Based in Padua for most of his working life, Lanaro was notable for founding the first school of violin making in Mexico
Italian luthier Luigi Lanaro died on 23 March at the age of 96. Based in Padua for much of his working life, he was notable for founding the first school of violin making in Mexico, where he taught and made instruments for almost 20 years.
Born in 1920, Lanaro originally studied to be a violinist before turning to violin making, studying under Ferruccio Graziani, a pupil of Leandro Bisiach. In his mid-twenties he was apprenticed to both Giuseppe Pedrazzini in Cremona, and Gaetano Sgarabotto in Vicenza. He also worked alongside his brother and pupil Umberto, whom he taught, in Padua. He won a special prize at the Cremona Violin Making Competition in 1949, and two years later he moved to Buenos Aires, where he was later joined by Umberto.

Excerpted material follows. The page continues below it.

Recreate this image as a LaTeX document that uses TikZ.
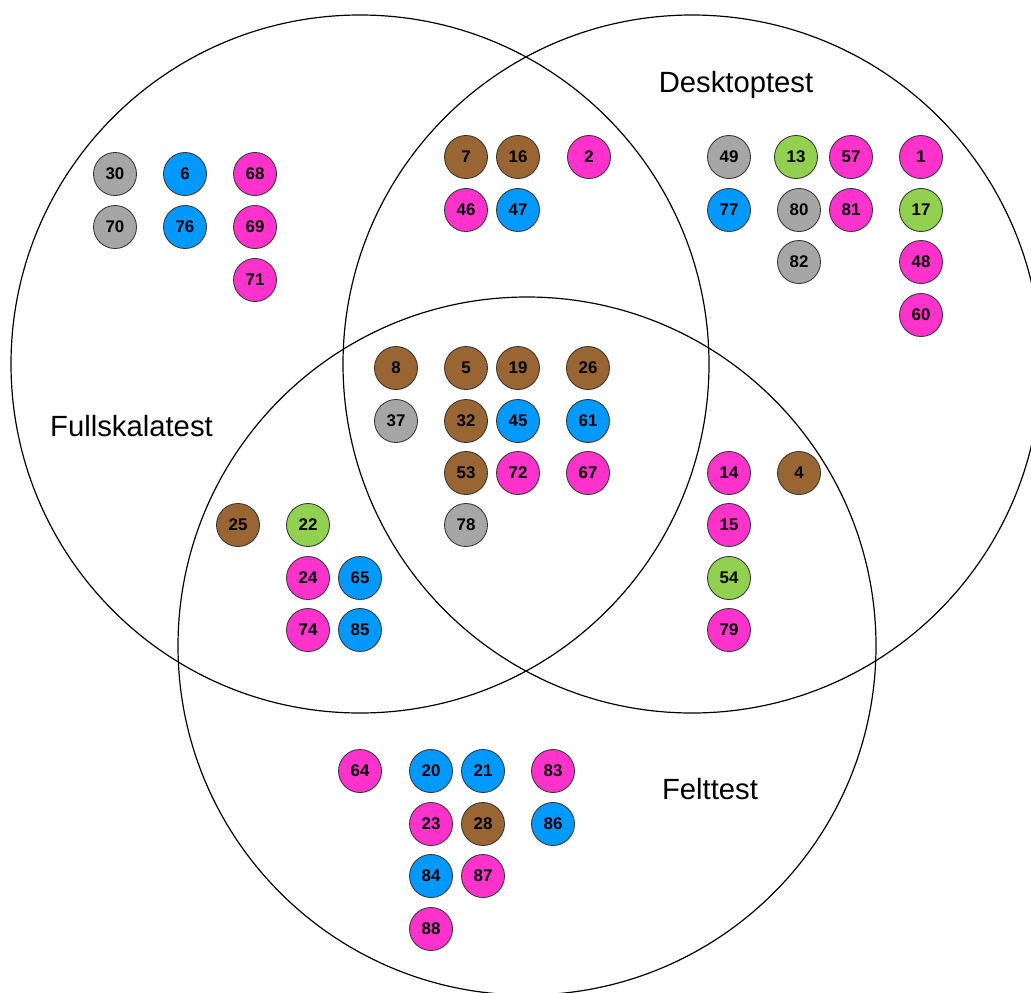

In 1955 he was invited by the Mexican National Institute of Fine Arts to found the Escuela Nacional de Lauderia (National School of Violin Making) in Mexico City (now located in Quéretaro). He remained there as the school's director until 1972, mentoring a new generation of luthiers while conducting acoustic experiments, using different types of wood, and studying the cello.
Lanaro returned to Italy in 1973, working first in Siena and then coming back to Padua where he continued to make instruments. In 1983 his son Roberto took over the laboratory in Padua and Luigi moved to Canada. In Toronto he worked and taught for four years at Remenyi House of Music.
Over the course of his career, Lanaro made an estimated 400 bowed stringed instruments of all kinds, but continued his acoustic experiments. He published three books on lutherie (published in 1974, 1987 and 1993); a fourth is shortly to be published posthumously.